_WORK TO BE COMPLETED_
Exactly the lines from the start of the data below through the line that contains "W, H = 523, 461" are to be copied, with pictures left out.

_MATERIAL PROVIDED_
# # #

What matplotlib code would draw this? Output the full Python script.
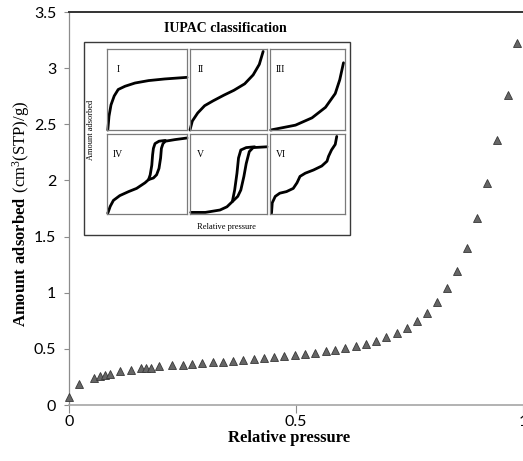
"""Nitrogen adsorption isotherm with the IUPAC isotherm-type sketch as inset."""

import matplotlib
matplotlib.use("Agg")
import matplotlib.pyplot as plt
from matplotlib.patches import Rectangle

W, H = 523, 461

# measured isotherm (relative pressure, cm3(STP)/g)
pressure = [0.000, 0.023, 0.055, 0.068, 0.080, 0.090, 0.113, 0.136, 0.159, 0.170,
            0.180, 0.199, 0.227, 0.250, 0.271, 0.294, 0.317, 0.339, 0.361, 0.384,
            0.407, 0.429, 0.452, 0.474, 0.497, 0.519, 0.542, 0.565, 0.587, 0.609,
            0.632, 0.654, 0.676, 0.699, 0.722, 0.744, 0.767, 0.789, 0.811, 0.833,
            0.855, 0.877, 0.899, 0.921, 0.943, 0.968, 0.987]
adsorbed = [0.069, 0.188, 0.244, 0.259, 0.271, 0.280, 0.300, 0.313, 0.327, 0.333,
            0.333, 0.345, 0.354, 0.360, 0.369, 0.375, 0.381, 0.387, 0.396, 0.402,
            0.414, 0.420, 0.429, 0.435, 0.443, 0.458, 0.464, 0.479, 0.491, 0.512,
            0.527, 0.547, 0.574, 0.607, 0.643, 0.690, 0.747, 0.821, 0.913, 1.042,
            1.190, 1.396, 1.664, 1.979, 2.363, 2.762, 3.220]

x_ticks = [0, 0.5, 1]
x_tick_labels = ["0", "0.5", "1"]
y_ticks = [0, 0.5, 1, 1.5, 2, 2.5, 3, 3.5]
y_tick_labels = ["0", "0.5", "1", "1.5", "2", "2.5", "3", "3.5"]

# IUPAC sketch curves, panel-normalised (x, y)
type_names = ["I", "II", "III", "IV", "V", "VI"]
type_curves = {
    "I": [[(0.01, 0.0), (0.025, 0.17), (0.05, 0.31), (0.09, 0.42), (0.14, 0.50),
           (0.225, 0.54), (0.35, 0.58), (0.52, 0.61), (0.72, 0.63), (1.0, 0.65)]],
    "II": [[(0.0, 0.0), (0.03, 0.11), (0.1, 0.21), (0.19, 0.30), (0.3, 0.36),
            (0.44, 0.43), (0.57, 0.49), (0.71, 0.57), (0.82, 0.68), (0.9, 0.81),
            (0.95, 0.97)]],
    "III": [[(0.01, 0.0), (0.12, 0.02), (0.34, 0.06), (0.56, 0.15), (0.74, 0.28),
             (0.87, 0.45), (0.93, 0.62), (0.98, 0.83)]],
    "IV": [[(0.01, 0.01), (0.04, 0.095), (0.08, 0.17), (0.16, 0.23), (0.27, 0.28),
            (0.37, 0.32), (0.475, 0.39), (0.52, 0.43), (0.58, 0.45), (0.62, 0.49),
            (0.65, 0.57), (0.67, 0.70), (0.68, 0.82), (0.70, 0.88), (0.73, 0.91),
            (0.85, 0.93), (1.0, 0.95)],
           [(0.52, 0.43), (0.54, 0.49), (0.56, 0.61), (0.57, 0.74), (0.58, 0.82),
            (0.60, 0.88), (0.65, 0.91), (0.73, 0.92)]],
    "V": [[(0.01, 0.02), (0.2, 0.02), (0.39, 0.05), (0.48, 0.09), (0.55, 0.155),
           (0.62, 0.22), (0.66, 0.30), (0.70, 0.47), (0.73, 0.63), (0.77, 0.78),
           (0.82, 0.83), (1.0, 0.84)],
          [(0.55, 0.155), (0.58, 0.30), (0.61, 0.51), (0.63, 0.70), (0.66, 0.80),
           (0.73, 0.83), (0.84, 0.84)]],
    "VI": [[(0.02, 0.01), (0.03, 0.14), (0.07, 0.22), (0.13, 0.26), (0.22, 0.28),
            (0.31, 0.32), (0.36, 0.39), (0.40, 0.47), (0.47, 0.51), (0.58, 0.55),
            (0.69, 0.60), (0.76, 0.66), (0.78, 0.72), (0.82, 0.80), (0.87, 0.87),
            (0.89, 0.97)]],
}

SERIF = "Liberation Serif"
SANS = "Lato"


def px_box(x0, y0, x1, y1):
    """Pixel box (top-left origin) -> figure fraction rect."""
    return [x0 / W, 1 - y1 / H, (x1 - x0) / W, (y1 - y0) / H]


def draw_main(fig):
    ax = fig.add_axes(px_box(69, 12, 523, 405))
    ax.plot(pressure, adsorbed, linestyle="none", marker="^", ms=5.2,
            mfc="#666666", mec="#383838", mew=0.6, clip_on=False, zorder=3)
    ax.set_xlim(0, 1)
    ax.set_ylim(0, 3.5)
    ax.set_xticks(x_ticks, x_tick_labels)
    ax.set_yticks(y_ticks, y_tick_labels)
    ax.tick_params(axis="y", direction="out", length=3.6, width=0.8,
                   color="#8c8c8c", pad=5.6, labelsize=11.5)
    ax.tick_params(axis="x", direction="out", length=5.5, width=0.8,
                   color="#8c8c8c", pad=1.5, labelsize=11.5)
    for lab in ax.get_xticklabels() + ax.get_yticklabels():
        lab.set_fontfamily(SANS)
    ax.spines["right"].set_visible(False)
    ax.spines["left"].set_color("#8c8c8c")
    ax.spines["bottom"].set_color("#a6a6a6")
    ax.spines["left"].set_linewidth(0.9)
    ax.spines["bottom"].set_linewidth(1.2)
    ax.spines["top"].set_color("#333333")
    ax.spines["top"].set_linewidth(1.4)

    fig.text(289 / W, 1 - 438 / H, "Relative pressure", family=SERIF,
             weight="bold", fontsize=12, ha="center", va="center")
    fig.text(21 / W, 1 - 214 / H,
             r"$\mathbf{Amount\ adsorbed}\ \mathrm{(cm^{3}(STP)/g)}$",
             fontsize=12, rotation=90, ha="center", va="center")
    return ax


def draw_inset(fig):
    box = Rectangle((84 / W, 1 - 235 / H), (350 - 84) / W, (235 - 42) / H,
                    transform=fig.transFigure, facecolor="white",
                    edgecolor="#3a3a3a", linewidth=1.0, zorder=5)
    fig.patches.append(box)
    fig.text(225 / W, 1 - 28 / H, "IUPAC classification", family=SERIF,
             weight="bold", fontsize=10, ha="center", va="center")
    fig.text(91 / W, 1 - 130 / H, "Amount adsorbed", family=SERIF, fontsize=6,
             rotation=90, ha="center", va="center", zorder=6)
    fig.text(226 / W, 1 - 227 / H, "Relative pressure", family=SERIF, fontsize=6,
             ha="center", va="center", zorder=6)

    cols = [(107, 187), (190, 267), (270, 345)]
    rows = [(49, 130), (134, 214)]
    for i, name in enumerate(type_names):
        x0, x1 = cols[i % 3]
        y0, y1 = rows[i // 3]
        pax = fig.add_axes(px_box(x0, y0, x1, y1), zorder=6)
        for curve in type_curves[name]:
            xs = [p[0] for p in curve]
            ys = [p[1] for p in curve]
            pax.plot(xs, ys, color="black", lw=2.0, solid_capstyle="round",
                     solid_joinstyle="round", clip_on=False)
        pax.set_xlim(0, 1)
        pax.set_ylim(0, 1)
        pax.set_xticks([])
        pax.set_yticks([])
        for sp in pax.spines.values():
            sp.set_color("#7a7a7a")
            sp.set_linewidth(0.9)
        pax.text(0.14, 0.745, name, transform=pax.transAxes, family=SERIF,
                 fontsize=7, ha="center", va="center")


def main():
    plt.rcParams["mathtext.fontset"] = "custom"
    plt.rcParams["mathtext.rm"] = SERIF
    plt.rcParams["mathtext.bf"] = SERIF + ":bold"
    fig = plt.figure(figsize=(W / 100, H / 100), dpi=100)
    draw_main(fig)
    draw_inset(fig)
    fig.savefig("out.png", dpi=100)
    plt.close(fig)


if __name__ == "__main__":
    main()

# # #

_SOLUTION TO THIS TASK_
What matplotlib code would draw this? Output the full Python script.
"""Nitrogen adsorption isotherm with the IUPAC isotherm-type sketch as inset."""

import matplotlib
matplotlib.use("Agg")
import matplotlib.pyplot as plt
from matplotlib.patches import Rectangle

W, H = 523, 461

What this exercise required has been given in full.